By J.D.R. Brown (The Cascade) – Email

Print Edition: December 7, 2011

By almost any economic measure, this country and the people in it are richer now than at any other point in our history. Yes, it is true that all of us (but especially young people) have been ravaged by the Lesser Depression. But the average Canadian is richer, lives longer and will have access to more benefits like post-secondary education than their grandparents or great-grandparents ever did. These riches and benefits in civil society are not the natural consequence of the free market, or the inevitable march of history toward ever great levels of “progress.” Rather, these benefits are the result of a tremendous effort by an entire generation of people. These are the benefits of the welfare state, and until recently I had believed that they were mine to be inherited.

The baby boom generation has been in control of the levers of power in our society for the last 30 years or more. In that time, there has been a concerted effort to reduce, repeal and otherwise revoke many important facets of the post-war social contract from which the baby boomers themselves received so much. Taxes have fallen in all areas, along with funding for things like universities and schools and childcare. What remains is high spending in certain areas like healthcare that disproportionately benefit the elderly or the soon to be elderly, financed not by adequate taxation on property, incomes and capital gains, but by unsustainable borrowing, user fees and consumption taxes.

All of the mechanisms of the state have been arrayed for the benefit of an increasingly-narrow category of people. That is simply not fair; nor is it sustainable. As most media will tell you, the demographic picture for most of the West, including Canada, is not particularly pretty: an ageing population, with far fewer working persons versus retirees than ever before. That alone is not cause for serious alarm, but the continual reduction of opportunity for young people to finance the continued material comforts of the baby boomers is something that cannot continue.

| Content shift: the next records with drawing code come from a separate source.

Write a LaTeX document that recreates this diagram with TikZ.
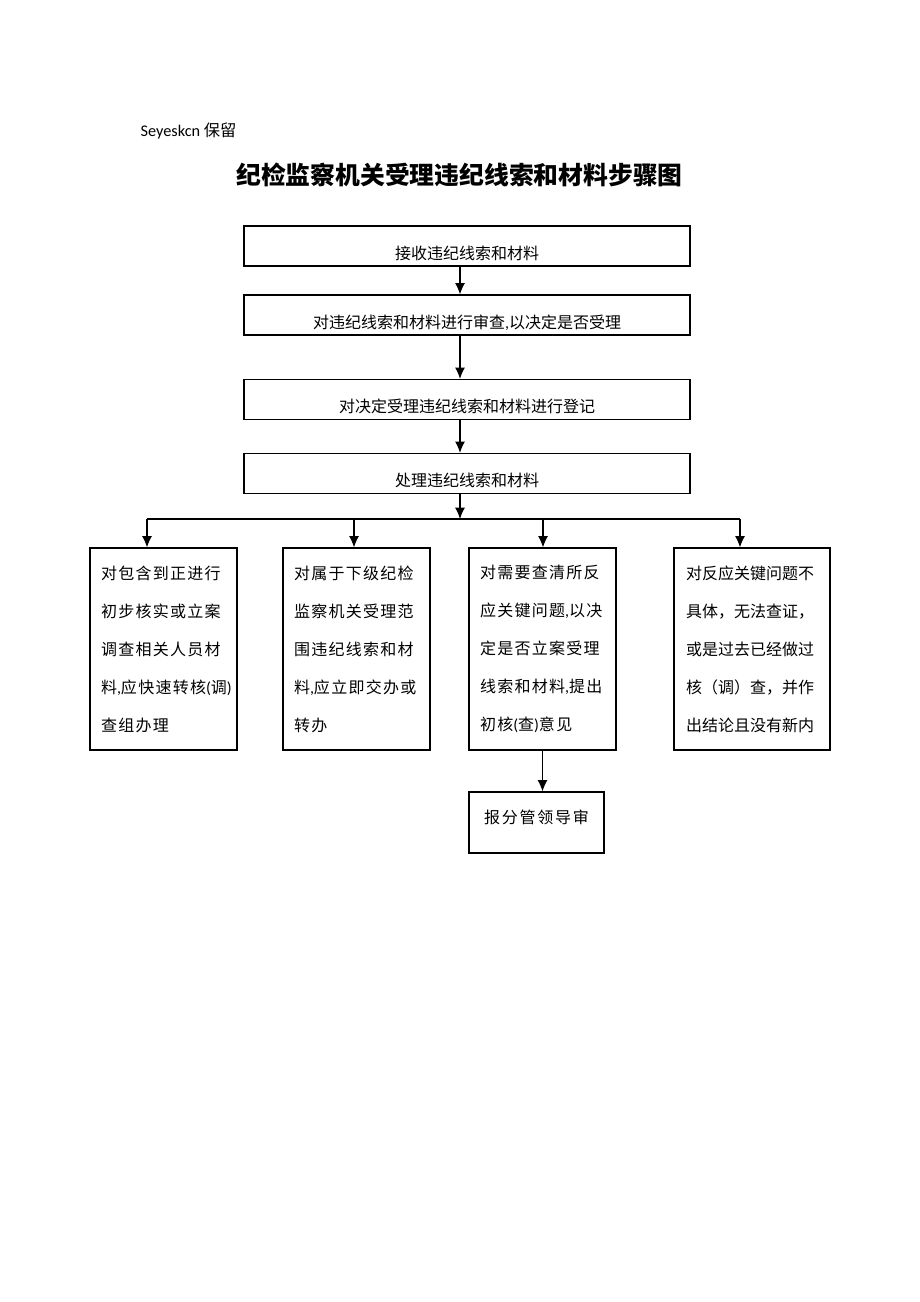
\documentclass[tikz,border=0pt]{standalone}
\usepackage{fontspec}
\setmainfont{Carlito}
\newfontfamily\cjk{Noto Sans CJK SC}
\newfontfamily\cjkspaced[LetterSpace=8]{Noto Sans CJK SC}
\newfontfamily\cjkwide[LetterSpace=11]{Noto Sans CJK SC}
\newcommand\asc[1]{{\rmfamily #1}}
\usetikzlibrary{arrows.meta, positioning}
\tikzstyle{arrow} = [line width=0.9pt,-{Latex[length=8.5pt,width=7.5pt]}]
\tikzstyle{mainbox} = [draw, line width=0.9pt, minimum width=334.5pt, minimum height=30pt, inner ysep=0pt, text height=2.2em, text depth=0.2em, font=\cjk\fontsize{12}{14}\selectfont]
\tikzstyle{sidebox} = [draw, line width=0.9pt, minimum height=151.5pt, inner xsep=8.25pt, text width=93.75pt, align=left, font=\cjkspaced\fontsize{12}{28.5}\selectfont]

\begin{document}
\begin{tikzpicture}[x=0.75pt,y=-0.75pt]
\useasboundingbox (0,0) rectangle (920,1302);

% Heading
\node[anchor=west] (note) at (136,131) {\fontsize{12.2}{14}\selectfont Seyeskcn {\cjk 保留}};
\node (title) at (459.5,175) {\cjk\bfseries\fontsize{18.6}{20}\selectfont 纪检监察机关受理违纪线索和材料步骤图};

% Main steps
\node[mainbox] (recv) at (467,246) {接收违纪线索和材料};
\node[mainbox] (review) at (467,315) {对违纪线索和材料进行审查\asc{,}以决定是否受理};
\node[mainbox] (register) at (467,399.5) {对决定受理违纪线索和材料进行登记};
\node[mainbox] (handle) at (467,473.5) {处理违纪线索和材料};

\coordinate (spine) at (460,0);
\draw[arrow] (recv.south -| spine) -- (review.north -| spine);
\draw[arrow] (review.south -| spine) -- (register.north -| spine);
\draw[arrow] (register.south -| spine) -- (handle.north -| spine);

% Branches
\node[sidebox] (fast) at (163.5,649) {对包含到正进行\\初步核实或立案\\调查相关人员材\\料\asc{,}应快速转核\asc{(}调\asc{)}\\查组办理};
\node[sidebox] (transfer) at (356.5,649) {对属于下级纪检\\监察机关受理范\\围违纪线索和材\\料\asc{,}应立即交办或\\转办};
\node[sidebox] (verify) at (542.5,649) {对需要查清所反\\应关键问题\asc{,}以决\\定是否立案受理\\线索和材料\asc{,}提出\\初核\asc{(}查\asc{)}意见};
\node[sidebox, inner xsep=9pt, text width=99pt, font=\cjk\fontsize{12}{28.5}\selectfont] (close) at (752,649) {对反应关键问题不\\具体，无法查证，\\或是过去已经做过\\核（调）查，并作\\出结论且没有新内};

\coordinate (barL) at (147,519);
\coordinate (barR) at (740,519);
\draw[arrow] (handle.south -| spine) -- (barL -| spine);
\draw[line width=0.9pt] (barL) -- (barR);
\foreach \x/\n in {147/fast, 354/transfer, 543/verify, 740/close} {
    \coordinate (top\n) at (\x,519);
    \draw[arrow] (top\n) -- (top\n |- \n.north);
}

% Report
\node[draw, line width=0.9pt, minimum width=101.25pt, minimum height=45.75pt, text height=0.9em, text depth=0.7em, font=\cjkwide\fontsize{12}{14}\selectfont] (report) at (536.5,822.5) {报分管领导审};
\draw[arrow] (verify.south) -- (verify.south |- report.north);
\end{tikzpicture}
\end{document}
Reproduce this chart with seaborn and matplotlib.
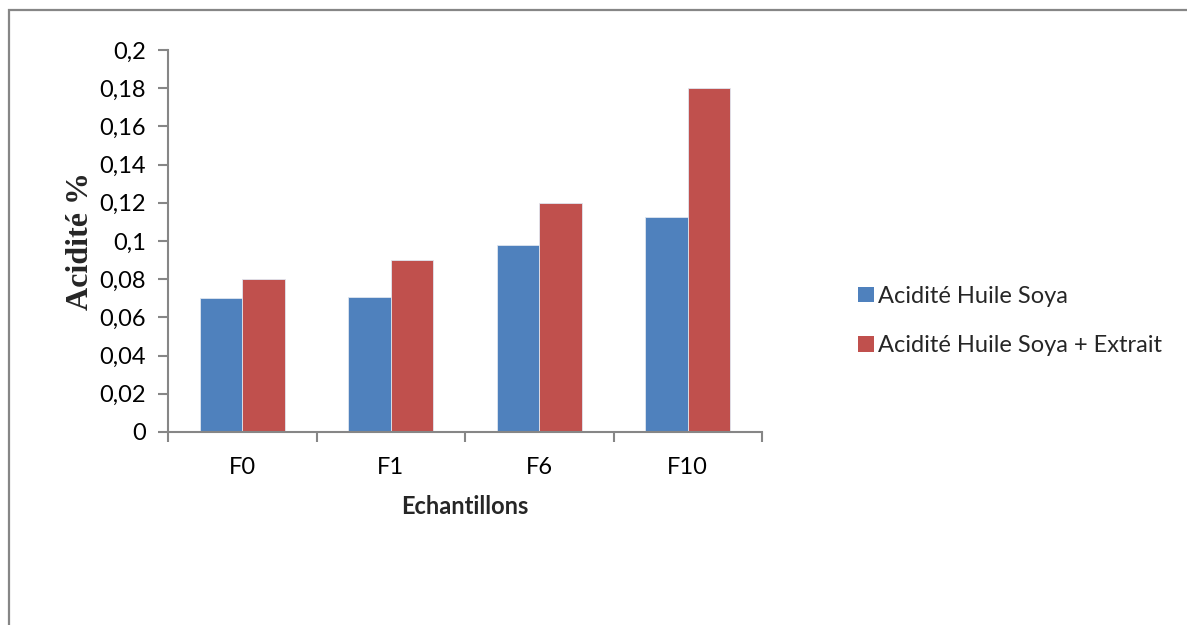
import matplotlib
matplotlib.use("Agg")
import matplotlib.pyplot as plt
from matplotlib.patches import Rectangle, Patch
import seaborn as sns
import pandas as pd

# Sample labels and acidity measurements
echantillons = ["F0", "F1", "F6", "F10"]
acidite_huile = [0.070, 0.0705, 0.0977, 0.1127]
acidite_extrait = [0.080, 0.090, 0.120, 0.180]
series = ["Acidité Huile Soya", "Acidité Huile Soya + Extrait"]
y_ticks = [0, 0.02, 0.04, 0.06, 0.08, 0.1, 0.12, 0.14, 0.16, 0.18, 0.2]
y_tick_labels = ["0", "0,02", "0,04", "0,06", "0,08", "0,1", "0,12", "0,14", "0,16", "0,18", "0,2"]

df = pd.DataFrame({
    "Echantillon": echantillons * 2,
    "Serie": [series[0]] * len(echantillons) + [series[1]] * len(echantillons),
    "Acidite": acidite_huile + acidite_extrait,
})

sns.set_theme(style="white")
plt.rcParams["font.family"] = ["Lato", "DejaVu Sans"]

W, H = 1187, 625
fig = plt.figure(figsize=(W / 100, H / 100), dpi=100)
ax = fig.add_axes([168 / W, 1 - 432 / H, (762 - 168) / W, (432 - 50) / H])

colors = ["#4F81BD", "#C0504D"]
sns.barplot(data=df, x="Echantillon", y="Acidite", hue="Serie", order=echantillons,
            hue_order=series, palette=colors, width=0.573, gap=0, ax=ax,
            edgecolor="#dfe6f0", linewidth=0.6, legend=False, saturation=1)

axis_gray = "#868686"
ax.set_xlim(-0.5, len(echantillons) - 0.5)
ax.set_ylim(0, 0.2)
ax.set_yticks(y_ticks)
ax.set_yticklabels(y_tick_labels, fontsize=17)
ax.set_xticks(range(len(echantillons)))
ax.set_xticklabels(echantillons, fontsize=17)
ax.set_xticks([i - 0.5 for i in range(len(echantillons) + 1)], minor=True)
ax.tick_params(axis="x", which="major", length=0, pad=18, colors="black")
ax.tick_params(axis="x", which="minor", length=7, width=1.5, color=axis_gray, direction="out")
ax.tick_params(axis="y", which="major", length=7, width=1.5, color=axis_gray, direction="out",
               pad=9, labelcolor="black")
ax.tick_params(axis="both", bottom=True, left=True, which="both")

for side in ["top", "right"]:
    ax.spines[side].set_visible(False)
for side in ["left", "bottom"]:
    ax.spines[side].set_color(axis_gray)
    ax.spines[side].set_linewidth(1.5)

ax.set_xlabel("Echantillons", fontsize=17, fontweight="bold", labelpad=12)
ax.set_ylabel("Acidité %", fontsize=23, fontweight="bold", family=["Liberation Serif"],
              labelpad=3)

handles = [Patch(facecolor=c, edgecolor="none") for c in colors]
fig.legend(handles, series, loc="center left", bbox_to_anchor=(837 / W, 1 - 321 / H),
           frameon=False, fontsize=17, handlelength=0.65, handleheight=0.65,
           handletextpad=0.2, labelspacing=1.2)

# Outer chart frame
fig.add_artist(Rectangle((9 / W, -0.2), 1.5, 1.2 - 10 / H, transform=fig.transFigure,
                         fill=False, edgecolor=axis_gray, linewidth=1.6))

fig.savefig("out.png", dpi=100, facecolor="white")
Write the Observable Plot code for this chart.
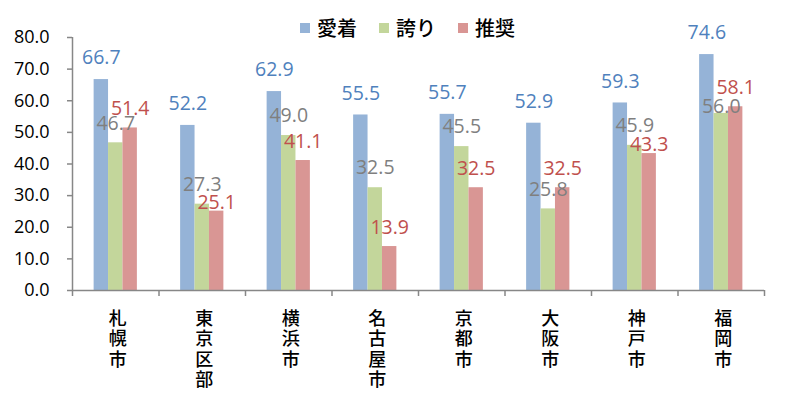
<!DOCTYPE html>
<html>
<head>
<meta charset="utf-8">
<script src="https://cdn.jsdelivr.net/npm/d3@7"></script>
<script src="https://cdn.jsdelivr.net/npm/@observablehq/plot@0.6"></script>
<style>
  html, body { margin: 0; padding: 0; background: #fff; }
  #chart { position: relative; width: 795px; height: 401px; overflow: hidden; }
  #legend { position: absolute; left: 300px; top: 11px; }
  #legend .lg-swatches { margin: 0; font-family: "Noto Sans CJK JP", sans-serif; font-size: 20px; font-weight: 500; color: #000; }
  #legend .lg-swatches-wrap { min-height: 33px; }
  #legend .lg-swatch { margin-right: 22px; }
  #legend .lg-swatch > svg { margin-right: 7px; }
</style>
</head>
<body>
<div id="chart"><div id="legend"></div></div>
<script>
// ---- data ----
const cities = ["札幌市", "東京区部", "横浜市", "名古屋市", "京都市", "大阪市", "神戸市", "福岡市"];
const series = ["愛着", "誇り", "推奨"];
const aichaku = [66.7, 52.2, 62.9, 55.5, 55.7, 52.9, 59.3, 74.6];
const hokori  = [46.7, 27.3, 49.0, 32.5, 45.5, 25.8, 45.9, 56.0];
const suisho  = [51.4, 25.1, 41.1, 13.9, 32.5, 32.5, 43.3, 58.1];
const yTicks = [0, 10, 20, 30, 40, 50, 60, 70, 80];

// ---- styles ----
const barColors = ["#95b3d7", "#c3d69b", "#d99694"];
const labelColors = ["#4f81bd", "#7f7f7f", "#c0504d"];
const labelDy = [-21.5, -19.5, -19];          // default label offset per series
const labelNudge = {"東京区部|推奨": 10.5, "神戸市|推奨": 10, "福岡市|誇り": 12.5};
const axisColor = "#878787";

const values = [aichaku, hokori, suisho];
const data = [];
cities.forEach((c, i) => values.forEach((arr, j) => data.push({city: c, i, series: series[j], j, value: arr[i]})));

const groupShare = 0.5;             // share of each category used by the bar group
const x1 = d => d.i + (1 - groupShare) / 2 + d.j * groupShare / 3;
const x2 = d => d.i + (1 - groupShare) / 2 + (d.j + 1) * groupShare / 3;
const xm = d => (x1(d) + x2(d)) / 2;

const dyOf = d => labelDy[d.j] + (labelNudge[d.city + "|" + d.series] || 0);
const labelGroups = d3.groups(data, dyOf);

const plot = Plot.plot({
  width: 795,
  height: 401,
  marginLeft: 72,
  marginRight: 31,
  marginTop: 37,
  marginBottom: 111,
  style: {fontFamily: "Open Sans", background: "#fff", overflow: "visible"},
  x: {domain: [0, cities.length]},
  y: {domain: [0, 80]},
  color: {domain: series, range: barColors},
  marks: [
    Plot.rectY(data, {x1, x2, y: "value", fill: "series"}),
    Plot.ruleX([0], {y1: 0, y2: 80, stroke: axisColor, strokeWidth: 1.5}),
    Plot.ruleY([0], {stroke: axisColor, strokeWidth: 1.5}),
    Plot.axisY({ticks: yTicks, tickSize: 5, tickPadding: 18, tickFormat: d => d.toFixed(1),
      stroke: axisColor, strokeWidth: 1.5, fill: "#000", fontSize: 18, fontFamily: "Open Sans", label: null}),
    Plot.axisX({ticks: d3.range(0, cities.length + 1), tickSize: 6, tickFormat: () => "",
      stroke: axisColor, strokeWidth: 1.5, label: null}),
    Plot.text(cities, {x: (d, i) => i + 0.5, y: () => 0, text: d => [...d].join("\n"),
      lineAnchor: "top", dy: 20, dx: 2, fontSize: 18, lineHeight: 1.13, fill: "#000",
      fontFamily: "Noto Sans CJK JP", fontWeight: 500}),
    ...labelGroups.map(([dy, rows]) => Plot.text(rows, {x: xm, y: "value", text: d => d.value.toFixed(1),
      dy, fill: d => labelColors[d.j], fontSize: 19.5, fontFamily: "Open Sans"}))
  ]
});

document.getElementById("chart").appendChild(plot);
const legend = Plot.legend({color: {domain: series, range: barColors}, legend: "swatches", swatchSize: 10, className: "lg"});
document.getElementById("legend").appendChild(legend);
</script>
</body>
</html>
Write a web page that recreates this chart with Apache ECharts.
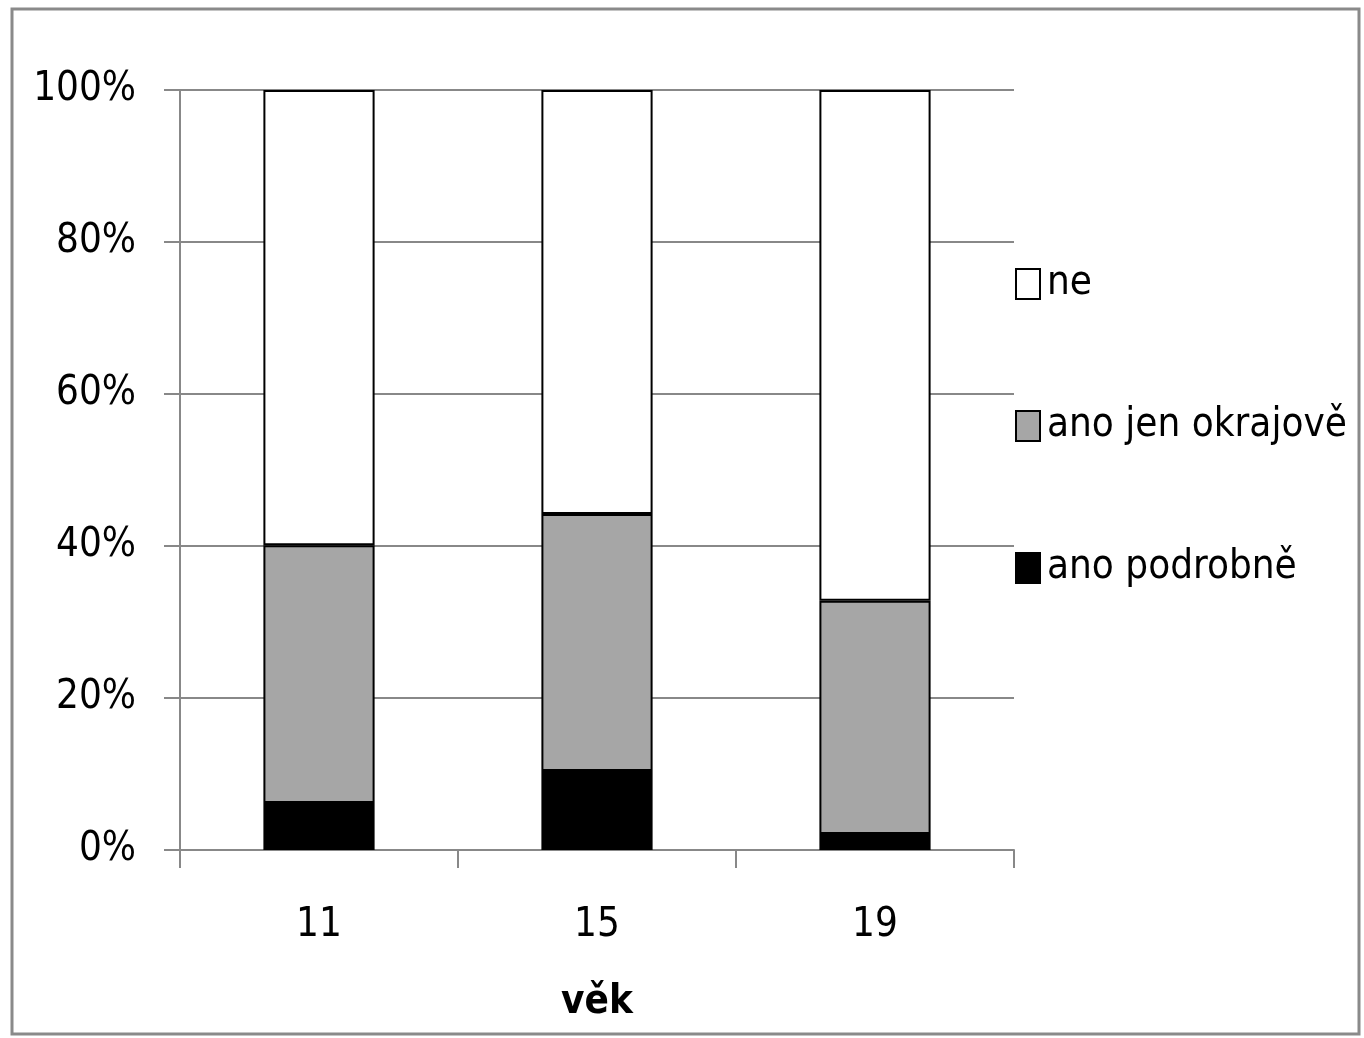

Many, perhaps most, young people today are the children of baby boomers – myself included. As a class, our parents enjoyed the greatest period of material prosperity and political stability that the West has seen in over a century. Rather than ensure the continued prosperity for their children, baby boomers have drawn up the bridge behind them and left us all floundering around with no clear path forward. Boomers continue to control most of the senior positions in business and government, and with the abolition of mandatory retirement there is no serious incentive to hurry along the transition of leadership to a younger cohort.

When considered all together, I find myself increasingly angry and bitter about the whole state of affairs. Not because I feel “entitled to my entitlements,” but because of the hypocrisy of those who have come before me. They had free or subsidized education, they had free or subsidized healthcare, they had access to good jobs and the promise of upward social mobility. Now, there is the very real possibility that all of these things will be extinguished during my lifetime. What an inheritance!

Sometimes people will ask why young people aren’t more engaged in public life, especially politics. I have no answer, but it should not be surprising to anyone that people are disaffected with our institutions when government and civil society is arranged to benefit boomers and damn everyone else. The only silver lining to this is that eventually young people will be in control, finally able to correct the systemic inequality and unfairness which we must suffer. But I fear by then the fire sale for the baby boomers will have run its course, and we will be left with nothing but ash.